An expression for $\large \frac{1}{\pi}$

So I cooked up this expression for $1/\pi$, but I'm not immediately able to prove it, although computation shows it to be true. Perhaps somebody can think of a neat proof!

$$\mathrm{Let}~~S_n=\{\omega \in \mathbb{C}: w^n=1\}.\quad \mathrm{Let}~~ a_n=\frac{1}{n}~\sup_{T~ \subseteq S_n}\left|\sum_{\omega \in T}\omega \right|.$$

$$\mathrm{Then}~~ a_n \to \frac{1}{\pi} ~\mathrm{as}~~ n \to \infty.$$

(It seems that the value of $a_n$ can usually be attained by picking all of those $n^{th}$ roots of unity in the upper half plane, for example. The limit would follow from a proof of this observation.)

Thanks, and enjoy!

A sketch. Consider a given $T$ and the corresponding sum $S$ as a vector in the complex plane. Let $L$ be its perpendicular through the origin.
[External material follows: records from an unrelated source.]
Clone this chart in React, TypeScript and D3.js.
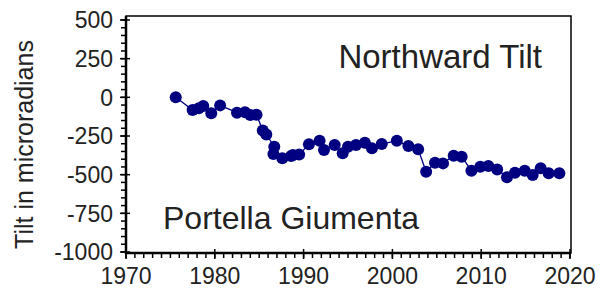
import React, { useRef, useEffect } from 'react';
import * as d3 from 'd3';

// Tilt series (year, microradians)
const years = [
  1975.6, 1977.5, 1978.2, 1978.7, 1979.6, 1980.6,
  1982.5, 1983.4, 1984.0, 1984.7, 1985.4, 1985.8, 1986.7, 1986.6, 1987.6, 1988.6,
  1988.8, 1989.5, 1990.6, 1991.8, 1992.3, 1993.5, 1994.4, 1995.0, 1995.9, 1996.9,
  1997.7, 1998.8, 2000.5, 2001.8, 2002.9, 2003.8, 2004.8, 2005.7, 2006.9, 2007.8,
  2008.9, 2009.9, 2010.8, 2011.8, 2012.9, 2013.8, 2014.9, 2015.8, 2016.7, 2017.6,
  2018.8,
];
const tilt = [
  0, -82, -70, -56, -103, -52,
  -99, -97, -114, -112, -215, -240, -319, -366, -394, -379,
  -373, -369, -304, -280, -341, -308, -362, -319, -308, -293,
  -330, -302, -280, -315, -336, -481, -423, -427, -377, -384,
  -474, -449, -444, -466, -517, -487, -474, -502, -459, -491,
  -491,
];
const yTicks = [500, 250, 0, -250, -500, -750, -1000];
const xTicks = [1970, 1980, 1990, 2000, 2010, 2020];

const W = 600;
const H = 293;
const FONT = 'Liberation Sans, Arial, sans-serif';

export default function App() {
  const svgRef = useRef<SVGSVGElement>(null);

  useEffect(() => {
    if (!svgRef.current) return;
    const svg = d3.select(svgRef.current);
    svg.selectAll('*').remove();

    const left = 126, right = 571, top = 16, bottom = 253;
    const x = d3.scaleLinear().domain([1970, 2020]).range([left, right - 1]);
    const y = d3.scaleLinear().domain([-1000, 500]).range([bottom - 1, top + 4]);

    // frame
    svg.append('rect')
      .attr('x', left).attr('y', top)
      .attr('width', right - left).attr('height', bottom - top)
      .attr('fill', 'none').attr('stroke', '#000').attr('stroke-width', 1.5);

    // y minor ticks
    const yMinor = d3.range(-1000, 501, 50);
    svg.append('g').selectAll('line').data(yMinor).enter().append('line')
      .attr('x1', left - 5).attr('x2', left)
      .attr('y1', d => y(d)).attr('y2', d => y(d))
      .attr('stroke', '#000').attr('stroke-width', 1.5);
    svg.append('g').selectAll('line').data(yTicks).enter().append('line')
      .attr('x1', left - 6).attr('x2', left + 4)
      .attr('y1', d => y(d)).attr('y2', d => y(d))
      .attr('stroke', '#000').attr('stroke-width', 1.5);

    // x minor ticks
    const xMinor = d3.range(1970, 2021, 1);
    svg.append('g').selectAll('line').data(xMinor).enter().append('line')
      .attr('x1', d => x(d)).attr('x2', d => x(d))
      .attr('y1', bottom).attr('y2', bottom + 5)
      .attr('stroke', '#000').attr('stroke-width', 1.5);
    svg.append('g').selectAll('line').data(xTicks).enter().append('line')
      .attr('x1', d => x(d)).attr('x2', d => x(d))
      .attr('y1', bottom - 4).attr('y2', bottom + 6)
      .attr('stroke', '#000').attr('stroke-width', 1.5);

    // axis lines thicker
    svg.append('line').attr('x1', left).attr('x2', left).attr('y1', top).attr('y2', bottom + 1)
      .attr('stroke', '#000').attr('stroke-width', 2.5);
    svg.append('line').attr('x1', left - 1).attr('x2', right).attr('y1', bottom).attr('y2', bottom)
      .attr('stroke', '#000').attr('stroke-width', 2.5);

    // tick labels
    svg.append('g').selectAll('text').data(yTicks).enter().append('text')
      .attr('x', left - 13).attr('y', d => y(d))
      .attr('dy', '0.36em').attr('text-anchor', 'end')
      .attr('font-family', FONT).attr('font-size', 23).attr('fill', '#222')
      .text(d => d);
    svg.append('g').selectAll('text').data(xTicks).enter().append('text')
      .attr('x', d => x(d)).attr('y', bottom + 31)
      .attr('text-anchor', 'middle')
      .attr('font-family', FONT).attr('font-size', 23).attr('fill', '#222')
      .text(d => d);

    // y title
    svg.append('text')
      .attr('transform', `translate(33,${(top + bottom) / 2 + 10}) rotate(-90)`)
      .attr('text-anchor', 'middle')
      .attr('font-family', FONT).attr('font-size', 25).attr('fill', '#222')
      .text('Tilt in microradians');

    // series
    const pts = years.map((yr, i) => [yr, tilt[i]] as [number, number]);
    const line = d3.line<[number, number]>().x(d => x(d[0])).y(d => y(d[1]));
    svg.append('path').attr('d', line(pts)!)
      .attr('fill', 'none').attr('stroke', '#000080').attr('stroke-width', 1.3);
    svg.append('g').selectAll('circle').data(pts).enter().append('circle')
      .attr('cx', d => x(d[0])).attr('cy', d => y(d[1]))
      .attr('r', 6).attr('fill', '#000080');

    // annotations
    svg.append('text').attr('x', 542).attr('y', 68).attr('text-anchor', 'end')
      .attr('font-family', FONT).attr('font-size', 33).attr('fill', '#222')
      .text('Northward Tilt');
    svg.append('text').attr('x', 163).attr('y', 229)
      .attr('font-family', FONT).attr('font-size', 32).attr('fill', '#222')
      .text('Portella Giumenta');
  }, []);

  return (
    <svg ref={svgRef} width={W} height={H}
      style={{ position: 'absolute', left: 0, top: 0, background: '#fff' }} />
  );
}
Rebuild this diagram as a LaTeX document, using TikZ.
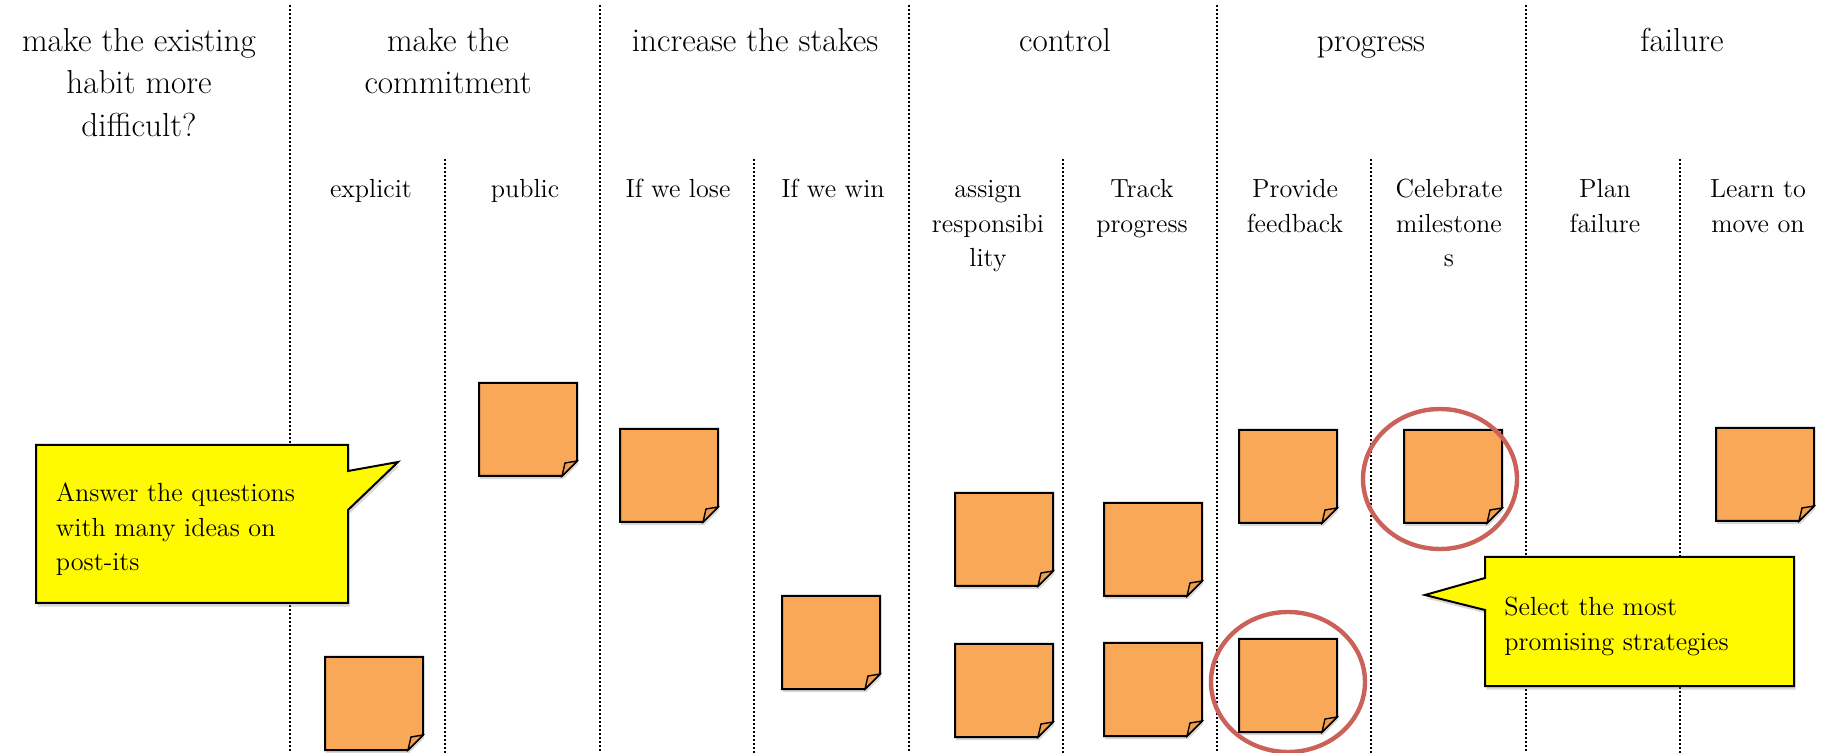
\documentclass[tikz,border=0pt]{standalone}
\usepackage{tikz}
\usetikzlibrary{shadows}

\definecolor{postitorange}{RGB}{249,168,87}
\definecolor{foldorange}{RGB}{243,158,78}
\definecolor{ringred}{RGB}{203,98,90}
\definecolor{noteyellow}{RGB}{255,250,0}

\tikzset{
  colline/.style={line width=1.1pt, dash pattern=on 1.1pt off 0.9pt},
  head/.style={font=\fontsize{16.6}{21.25}\selectfont, align=center, anchor=north, inner sep=0pt},
  subhead/.style={font=\fontsize{13.1}{17.25}\selectfont, align=center, anchor=north, inner sep=0pt},
  notetext/.style={font=\fontsize{13.1}{17.25}\selectfont, align=left, anchor=north west, inner sep=0pt},
  notebox/.style={draw=black, line width=1pt, fill=noteyellow,
    drop shadow={shadow xshift=0.8pt, shadow yshift=-1.8pt, opacity=0.3}},
  pickring/.style={draw=ringred, line width=2.2pt},
  postit/.pic={
    \draw[line width=1pt, fill=postitorange,
      drop shadow={shadow xshift=0.6pt, shadow yshift=-1.6pt, opacity=0.3}]
      (0,0) -- (98,0) -- (98,78) -- (83,93) -- (0,93) -- cycle;
    \draw[line width=0.7pt, fill=foldorange] (83,93) -- (86,80) -- (98,78) -- cycle;
  }
}

\begin{document}
\begin{tikzpicture}[x=0.5pt, y=-0.5pt]
\useasboundingbox (0,0) rectangle (1822,753);
\fill[white] (0,0) rectangle (1822,753);

\foreach \x in {290,600,909,1217,1526} % columns
\draw[colline] (\x,5) -- (\x,753);
\foreach \x in {445,754,1063,1371,1680} % half columns
\draw[colline] (\x,159) -- (\x,753);

% column titles
\node[head] (hdHabit) at (139,21) {\strut make the existing\\habit more\\difficult?};
\node[head] (hdCommit) at (448,21) {\strut make the\\commitment};
\node[head] (hdStakes) at (755,21) {\strut increase the stakes};
\node[head] (hdControl) at (1065,21) {\strut control};
\node[head] (hdProgress) at (1371,21) {\strut progress};
\node[head] (hdFailure) at (1682,21) {\strut failure};

% sub titles
\node[subhead] (sbExplicit) at (371,173) {\strut explicit};
\node[subhead] (sbPublic) at (525,173) {\strut public};
\node[subhead] (sbLose) at (678,173) {\strut If we lose};
\node[subhead] (sbWin) at (833,173) {\strut If we win};
\node[subhead] (sbAssign) at (988,173) {\strut assign\\responsibi\\lity};
\node[subhead] (sbTrack) at (1142,173) {\strut Track\\progress};
\node[subhead] (sbFeedback) at (1295,173) {\strut Provide\\feedback};
\node[subhead] (sbCelebrate) at (1449,173) {\strut Celebrate\\milestone\\s};
\node[subhead] (sbPlan) at (1605,173) {\strut Plan\\failure};
\node[subhead] (sbLearn) at (1758,173) {\strut Learn to\\move on};

% post-its
\foreach \px/\py in {479/383, 325/657, 620/429, 782/596, 955/493, 955/644,
  1104/503, 1104/643, 1239/430, 1239/639, 1404/430, 1716/428}
\pic at (\px,\py) {postit};

% callouts
\draw[notebox] (36,445) -- (348,445) -- (348,471) -- (398,462) -- (348,510)
  -- (348,603) -- (36,603) -- cycle;
\node[notetext] (noteAnswer) at (55.5,477) {\strut Answer the questions\\with many ideas on\\post-its};

\draw[notebox] (1485,557) -- (1794,557) -- (1794,686) -- (1485,686) -- (1485,610)
  -- (1425,595) -- (1485,578) -- cycle;
\node[notetext] (noteSelect) at (1504,591) {\strut Select the most\\promising strategies};

% chosen ones
\draw[pickring] (1440,479) ellipse [x radius=77, y radius=70];
\draw[pickring] (1288,682) ellipse [x radius=77, y radius=70];

\end{tikzpicture}
\end{document}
If there are any elements of $T$ on the wrong side of $L$, omitting them increases the length of $S$, so WLOG every element of $T$ lies in the upper half plane. It's not hard to see that if $T$ isn't maximal, adding another element of $S_n$ in the upper half plane increases the length of $S$, so the conclusion follows.